Several high profile former officials have associated themselves with the project. These are Ni Vanuatu with top credentials, people of unimpeachable character. One can only sympathise with them for being stuck in the middle of this. They certainly played no role in any wrong-doing.

Maybe Phoenix will rise from the ashes, just like the bird of legend.

Maybe, like actual birds, it will stay cooked. Time will tell.

But it raises the question: Why is it that the Government of Vanuatu is continually beset by confidence men and hucksters? Why do we always seem to attract people from the shallow end of the talent pool?

If we’re honest, we have to admit that frontier places often attract missionaries, mercenaries and misfits. And with such a tiny population, we are statistically less likely to excel. In fact, it’s impressive how so few manage to achieve so much.

Objectively, we punch above our weight. We need look no further than our nearest neighbours to see. We’ve weathered the worst and come out okay.

But we do have a knack for attracting crackpots and wannabes. Vanuatu’s short history features an absolute rogue’s gallery of characters who have sidled up to government over the years. The first Phoenix foundation was a US-based libertarian group. According to the CIA, it supported and encouraged the Vemarana revolt on Santo.

For years, Port Vila streets were graced with a garbage truck donated by the notorious Amarendra Nath Ghosh, whose last run in the headlines happened when he swallowed a knife in a vain attempt to forestall his arrest and deportation by German officials. Mr Ghosh was wanted in India for defrauding Indian banks of tens of millions.

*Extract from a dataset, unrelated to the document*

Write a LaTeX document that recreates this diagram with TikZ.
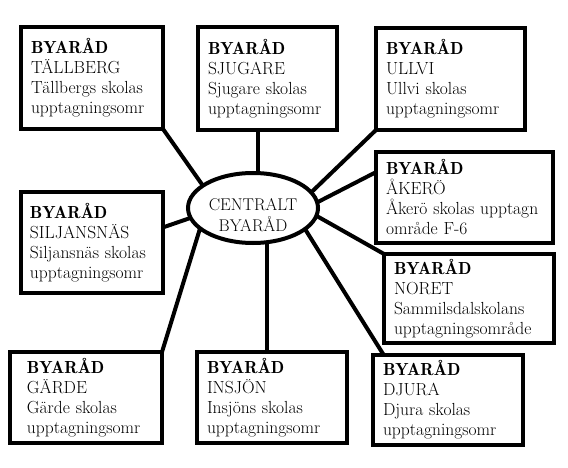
\documentclass[tikz,border=0pt]{standalone}
\usetikzlibrary{shapes.geometric}
\tikzset{byblock/.style={draw,line width=4pt,anchor=north west,align=left,inner xsep=10pt,inner ysep=0pt,outer sep=0pt,font=\fontsize{17.5}{20}\selectfont},
         hub/.style={draw,ellipse,line width=4pt,inner sep=0pt,outer sep=0pt,minimum width=130pt,minimum height=70pt,font=\fontsize{17}{20}\selectfont},
         link/.style={line width=4pt}
}
\newcommand{\byhead}{{\fontseries{b}\selectfont BYARÅD}}

\begin{document}
\begin{tikzpicture}[x=1pt,y=-1pt]
\useasboundingbox (0,0) rectangle (568,468);

% centre
\node[hub] (hub) at (253,208) {\raisebox{-2pt}[0pt][0pt]{\begin{tabular}[t]{@{}c@{}}CENTRALT\\BYARÅD\end{tabular}}};

% byarad around it
\node[byblock,text width=122pt,minimum height=102pt] (tallberg) at (21,27) {\byhead\\TÄLLBERG\\Tällbergs skolas\\upptagningsomr};
\node[byblock,text width=119pt,minimum height=103pt] (sjugare) at (198,27) {\byhead\\SJUGARE\\Sjugare skolas\\upptagningsomr};
\node[byblock,text width=129pt,minimum height=102pt] (ullvi) at (376,28) {\byhead\\ULLVI\\Ullvi skolas\\upptagningsomr};
\node[byblock,text width=157pt,minimum height=91pt] (akero) at (376,152) {\byhead\\ÅKERÖ\\Åkerö skolas upptagn\\område F-6};
\node[byblock,text width=150pt,minimum height=89pt] (noret) at (384,254) {\byhead\\NORET\\Sammilsdalskolans\\upptagningsområde};
\node[byblock,inner xsep=9pt,text width=124pt,minimum height=101pt] (siljansnas) at (21,192) {\byhead\\SILJANSNÄS\\Siljansnäs skolas\\upptagningsomr};
\node[byblock,inner xsep=17pt,text width=118pt,minimum height=91pt] (garde) at (10,352) {\byhead\\GÄRDE\\Gärde skolas\\upptagningsomr};
\node[byblock,text width=130pt,minimum height=91pt] (insjon) at (197,352) {\byhead\\INSJÖN\\Insjöns skolas\\upptagningsomr};
\node[byblock,text width=130pt,minimum height=90pt] (djura) at (373,355) {\byhead\\DJURA\\Djura skolas\\upptagningsomr};

\draw[link] (tallberg.south east) -- (hub.156);
\draw[link] (hub.82) -- (hub.82 |- sjugare.south);
\draw[link] (ullvi.south west) -- (hub.15);
\draw[link] (akero.164) -- (hub.5);
\draw[link] (hub.-7) -- (noret.north west);
\draw[link] (siljansnas.12) -- (hub.189);
\draw[link] (hub.201) -- (garde.north east);
\draw[link] (hub.292) -- (hub.292 |- insjon.north);
\draw[link] (hub.-22) -- (djura.145);

\end{tikzpicture}
\end{document}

The list is very long. Some notorious characters never brushed up against government figures. Some of them did.

But this isn’t being written to cast aspersions on the government. In recent years, the nation has improved remarkably in terms of its ability to withstand corruption, both home-grown and imported. More has been done these last five years than at any other point in the country’s brief history.

But even now, we’re not immune to smooth-talking people treating Vanuatu as a testbed for their own wild ideas.

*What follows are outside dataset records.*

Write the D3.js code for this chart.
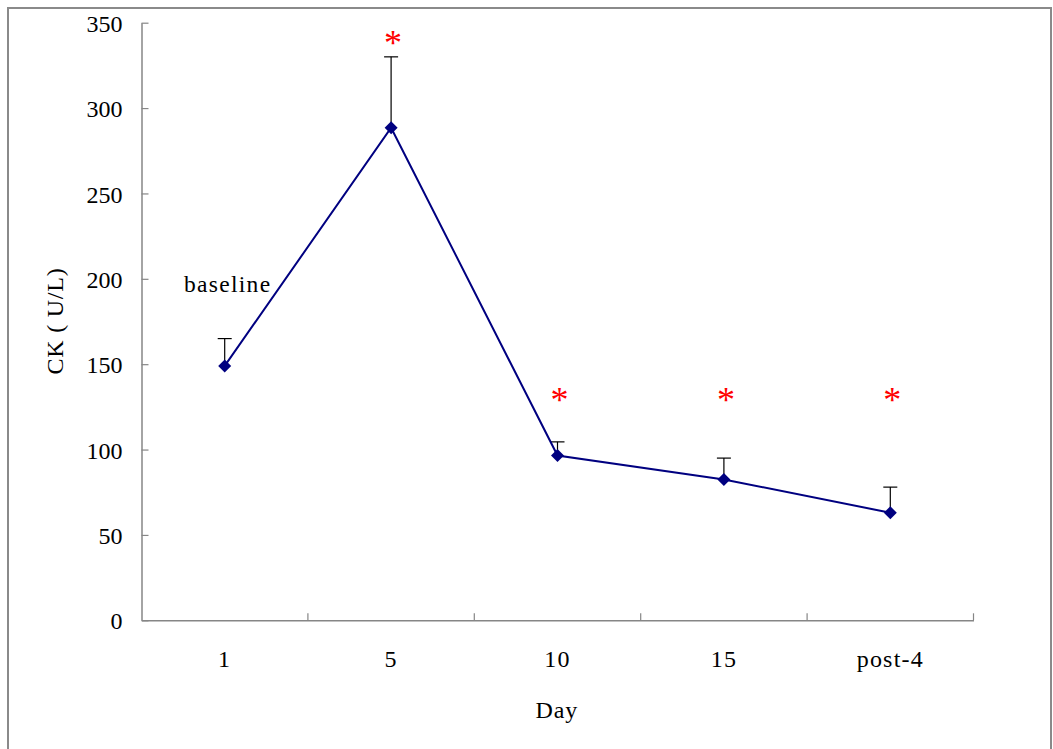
<!DOCTYPE html>
<html><head><meta charset="utf-8">
<script src="https://cdn.jsdelivr.net/npm/d3@7"></script>
<style>body{margin:0;background:#fff}svg{display:block}</style>
</head><body>
<svg id="c" width="1053" height="749"></svg>
<script>
const categories = ["1", "5", "10", "15", "post-4"];
const ckMean = [149, 288.5, 96.5, 82.5, 63];
const ckUpperErr = [165, 330, 104.5, 95, 78];
const significant = [false, true, true, true, true];
const starLevel = [null, 341, 131.5, 131.5, 131.5];
const yTicks = [0, 50, 100, 150, 200, 250, 300, 350];
const annotation = {text: "baseline", value: 192};

(function () {
const svg = d3.select("#c");
const font = "'Times New Roman','Liberation Serif',serif";
const axisColor = "#868686";

svg.append("rect").attr("x", 8).attr("y", 8).attr("width", 1043).attr("height", 760)
  .attr("fill", "#fff").attr("stroke", "#8a8a8a").attr("stroke-width", 2);

const pLeft = 141.5, pRight = 973.5, pTop = 22.7, pBottom = 620.3;
const x = d3.scaleBand().domain(categories).range([pLeft, pRight]).padding(0);
const y = d3.scaleLinear().domain([0, 350]).range([pBottom, pTop]);

// Y axis
const gy = svg.append("g").attr("transform", `translate(${pLeft},0)`)
  .call(d3.axisLeft(y).tickValues(yTicks).tickSizeInner(-7).tickSizeOuter(0).tickPadding(0).tickFormat(d3.format("d")));
gy.select(".domain").attr("stroke", axisColor).attr("stroke-width", 1.5);
gy.selectAll(".tick line").attr("stroke", axisColor).attr("stroke-width", 1.2);
gy.selectAll(".tick text").attr("x", -19).attr("dy", "0.36em")
  .attr("font-family", font).attr("font-size", 24).attr("fill", "#000");

// X axis
const gx = svg.append("g").attr("transform", `translate(0,${pBottom})`)
  .call(d3.axisBottom(x).tickSize(0).tickPadding(0));
gx.select(".domain").attr("stroke", axisColor).attr("stroke-width", 1.5);
gx.selectAll(".tick text").attr("y", 47).attr("dy", 0)
  .attr("font-family", font).attr("font-size", 24).attr("letter-spacing", 1.2).attr("fill", "#000");
const bounds = categories.map(c => x(c)).concat([x(categories[categories.length - 1]) + x.bandwidth()]).slice(1);
svg.append("g").selectAll("line").data(bounds).join("line")
  .attr("x1", d => d).attr("x2", d => d).attr("y1", pBottom).attr("y2", pBottom - 7)
  .attr("stroke", axisColor).attr("stroke-width", 1.2);

// axis titles
svg.append("text").attr("x", (pLeft + pRight) / 2 - 0.7).attr("y", 718)
  .attr("text-anchor", "middle").attr("font-family", font).attr("font-size", 24).attr("letter-spacing", 0.8).text("Day");
svg.append("text").attr("transform", "translate(63,321) rotate(-90)")
  .attr("text-anchor", "middle").attr("font-family", font).attr("font-size", 24).attr("letter-spacing", 0.8).text("CK ( U/L)");

const cx = c => x(c) + x.bandwidth() / 2;
const data = categories.map((c, i) => ({c, m: ckMean[i], e: ckUpperErr[i], s: significant[i], sl: starLevel[i]}));

// error bars
const eb = svg.append("g").attr("stroke", "#000").attr("stroke-width", 1.2);
eb.selectAll(".v").data(data).join("line").attr("class", "v")
  .attr("x1", d => cx(d.c)).attr("x2", d => cx(d.c)).attr("y1", d => y(d.m)).attr("y2", d => y(d.e));
eb.selectAll(".h").data(data).join("line").attr("class", "h")
  .attr("x1", d => cx(d.c) - 7).attr("x2", d => cx(d.c) + 7).attr("y1", d => y(d.e)).attr("y2", d => y(d.e));

// line
svg.append("path").datum(data)
  .attr("d", d3.line().x(d => cx(d.c)).y(d => y(d.m)))
  .attr("fill", "none").attr("stroke", "#000080").attr("stroke-width", 2);

// diamond markers
svg.append("g").selectAll("path").data(data).join("path")
  .attr("transform", d => `translate(${cx(d.c)},${y(d.m)})`)
  .attr("d", "M0,-6.5L6.5,0L0,6.5L-6.5,0Z").attr("fill", "#000080");

// significance stars
svg.append("g").selectAll("text").data(data.filter(d => d.s)).join("text")
  .attr("x", d => cx(d.c) + 2).attr("y", d => y(d.sl) + 16.5)
  .attr("text-anchor", "middle").attr("font-family", font).attr("font-size", 36)
  .attr("fill", "#ff0000").text("*");

// annotation
svg.append("text").attr("x", x(categories[0]) + 42.5).attr("y", y(annotation.value))
  .attr("font-family", font).attr("font-size", 23.5).attr("letter-spacing", 1.3).text(annotation.text);
})();
</script>
</body></html>
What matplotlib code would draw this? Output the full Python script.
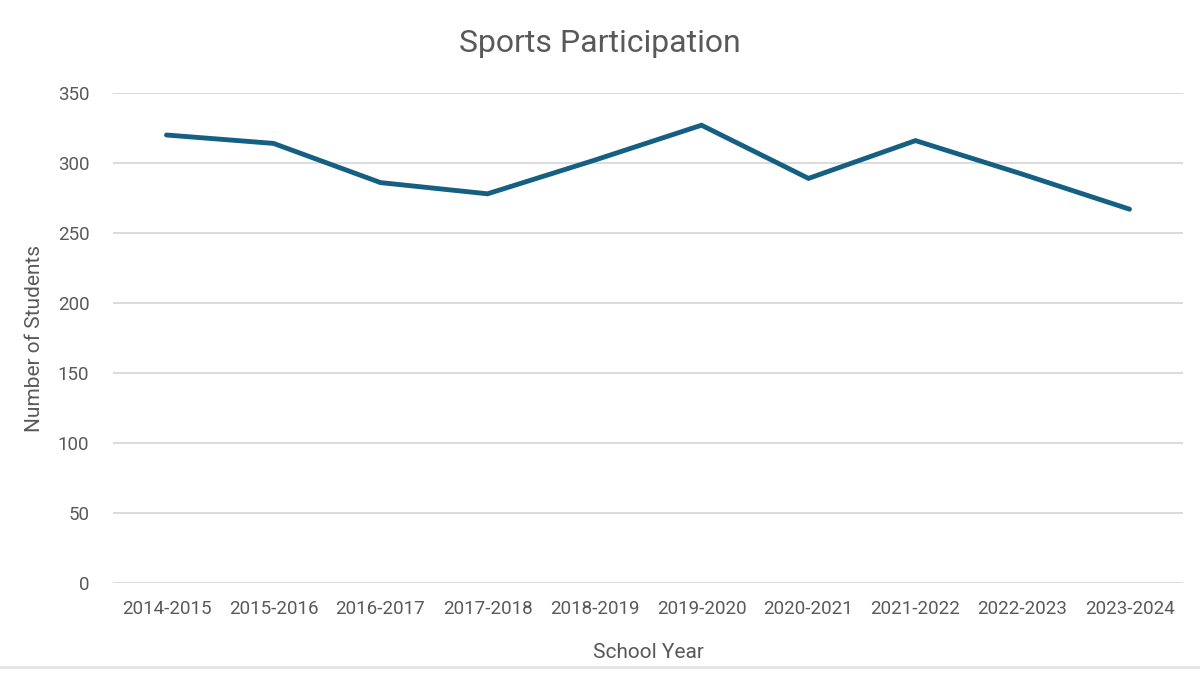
import matplotlib.pyplot as plt
from matplotlib.lines import Line2D

plt.rcParams['font.family'] = ['Roboto', 'DejaVu Sans']

years = ['2014-2015', '2015-2016', '2016-2017', '2017-2018', '2018-2019',
         '2019-2020', '2020-2021', '2021-2022', '2022-2023', '2023-2024']
students = [320, 314, 286, 278, 302, 327, 289, 316, 292, 267]
y_ticks = [0, 50, 100, 150, 200, 250, 300, 350]

text_col = '#595959'
grid_col = '#D9D9D9'
line_col = '#156082'

fig = plt.figure(figsize=(12, 6.85), dpi=100)
ax = fig.add_axes([113 / 1200, 1 - 583 / 685, 1070 / 1200, 490 / 685])

x = range(len(years))
ax.plot(x, students, color=line_col, linewidth=3.5, solid_capstyle='round', solid_joinstyle='miter', zorder=3)

ax.set_xlim(-0.5, len(years) - 0.5)
ax.set_ylim(0, 350)
ax.set_yticks(y_ticks)
ax.set_xticks(list(x))
ax.set_xticklabels(years)
ax.grid(axis='y', color=grid_col, linewidth=1.3)
ax.set_axisbelow(True)
for s in ax.spines.values():
    s.set_visible(False)
ax.tick_params(length=0, labelsize=13.5, colors=text_col)
ax.tick_params(axis='y', pad=17)
ax.tick_params(axis='x', pad=12)

ax.set_xlabel('School Year', fontsize=15, color=text_col, labelpad=18)
ax.set_ylabel('Number of Students', fontsize=15, color=text_col, labelpad=10)
fig.text(0.5, 1 - 43 / 685, 'Sports Participation', ha='center', va='center',
         fontsize=23, color=text_col)

# light border line at the bottom of the chart area
fig.add_artist(Line2D([0, 1], [1 - 667 / 685] * 2, color='#E3E3E3', linewidth=2,
                      transform=fig.transFigure))

fig.savefig('out.png', dpi=100, facecolor='white')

How do we respond? How do we protect ourselves from cowboys?

Is it even possible? It seems like everyone’s willing to make out, if the price is right. The Australian Financial Review has been reporting for months on a scandal involving the Papua New Guinean government, which appears to have been played like a fiddle by Australian banking executives in its disastrous attempt to buy back an equity stake in its own oil resources.

Even the Australian government appears susceptible. The AFR has also published a string of shocking revelations about the laissez faire attitude that prevailed over Home Affairs’ second largest contract: the notorious Manus island detention facility, which sucked up hundreds of millions of dollars.

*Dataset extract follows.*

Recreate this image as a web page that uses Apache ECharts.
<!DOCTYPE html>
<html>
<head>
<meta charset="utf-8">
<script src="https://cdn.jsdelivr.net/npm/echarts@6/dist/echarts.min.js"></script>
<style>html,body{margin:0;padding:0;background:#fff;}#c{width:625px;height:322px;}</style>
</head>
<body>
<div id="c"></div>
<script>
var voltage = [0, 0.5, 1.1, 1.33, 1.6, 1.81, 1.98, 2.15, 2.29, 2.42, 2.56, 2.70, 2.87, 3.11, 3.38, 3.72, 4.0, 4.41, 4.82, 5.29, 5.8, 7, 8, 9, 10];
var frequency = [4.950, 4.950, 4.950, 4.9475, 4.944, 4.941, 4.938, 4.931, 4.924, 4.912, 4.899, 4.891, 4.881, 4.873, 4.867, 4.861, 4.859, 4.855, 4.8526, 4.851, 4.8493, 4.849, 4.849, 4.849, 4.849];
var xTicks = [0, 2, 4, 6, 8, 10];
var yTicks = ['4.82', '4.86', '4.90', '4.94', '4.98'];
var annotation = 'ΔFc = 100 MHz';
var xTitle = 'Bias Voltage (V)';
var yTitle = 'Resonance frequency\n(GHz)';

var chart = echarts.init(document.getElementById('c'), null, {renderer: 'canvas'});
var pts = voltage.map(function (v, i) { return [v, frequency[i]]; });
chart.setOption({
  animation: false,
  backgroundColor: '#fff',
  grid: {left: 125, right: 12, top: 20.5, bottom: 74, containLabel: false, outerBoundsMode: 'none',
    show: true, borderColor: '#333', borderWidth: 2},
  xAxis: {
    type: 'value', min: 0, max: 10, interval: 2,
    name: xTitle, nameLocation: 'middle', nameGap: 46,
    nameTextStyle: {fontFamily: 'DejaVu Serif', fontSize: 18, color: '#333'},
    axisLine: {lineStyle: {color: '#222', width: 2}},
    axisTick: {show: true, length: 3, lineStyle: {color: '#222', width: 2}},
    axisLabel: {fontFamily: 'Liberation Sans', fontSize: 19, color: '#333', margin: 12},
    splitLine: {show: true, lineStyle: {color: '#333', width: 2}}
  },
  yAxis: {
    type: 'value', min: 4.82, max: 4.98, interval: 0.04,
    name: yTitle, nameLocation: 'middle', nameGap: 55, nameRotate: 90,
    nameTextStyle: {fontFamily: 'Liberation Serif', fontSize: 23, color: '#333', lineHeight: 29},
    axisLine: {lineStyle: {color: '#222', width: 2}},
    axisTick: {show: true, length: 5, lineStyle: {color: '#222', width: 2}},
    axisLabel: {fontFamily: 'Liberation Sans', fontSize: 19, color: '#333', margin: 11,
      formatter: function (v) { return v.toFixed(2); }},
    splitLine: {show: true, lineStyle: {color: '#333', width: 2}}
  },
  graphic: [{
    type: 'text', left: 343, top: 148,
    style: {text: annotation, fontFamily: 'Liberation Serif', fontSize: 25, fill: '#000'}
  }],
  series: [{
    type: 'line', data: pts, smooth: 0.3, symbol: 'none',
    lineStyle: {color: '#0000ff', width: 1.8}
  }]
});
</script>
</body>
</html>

Does Vanuatu even have a hope? Of course it does. But it’s clear we need more than laws to withstand corrupting influences, both domestic and imported.

We need to be better at spotting and stopping smooth talkers at home. To this day, not a single AFIC depositor has seen any sign of the money they placed in trust. To say nothing of the storied VPIEF.

And we need to be better at spotting smooth talkers abroad.

Some basic rules apply:

If you find yourself asking why nobody has thought of this great idea before, take a moment. They generally have, and if nobody’s done it yet, it’s often for a good reason.

Do we really need to be a ground-breaker, a trend-setter? Can we even afford to be? Vanuatu’s economy is smaller and more fragile than most. We can’t afford to take the kind of risks we see others taking all the time.

Is that silver bullet really a silver bullet? Or is it just the regular kind, pointed at our own foot? Experience teaches us that there are far more of the second kind.

We can—and must—make rules to stop people from taking advantage of us, and we must punish them when they do. But we also need to mature even more as a country. We need to understand that there’s usually a pretty dark downside to every get rich quick scheme.

And if we absolutely can’t resist the temptation, the least we can do is try to control the risk.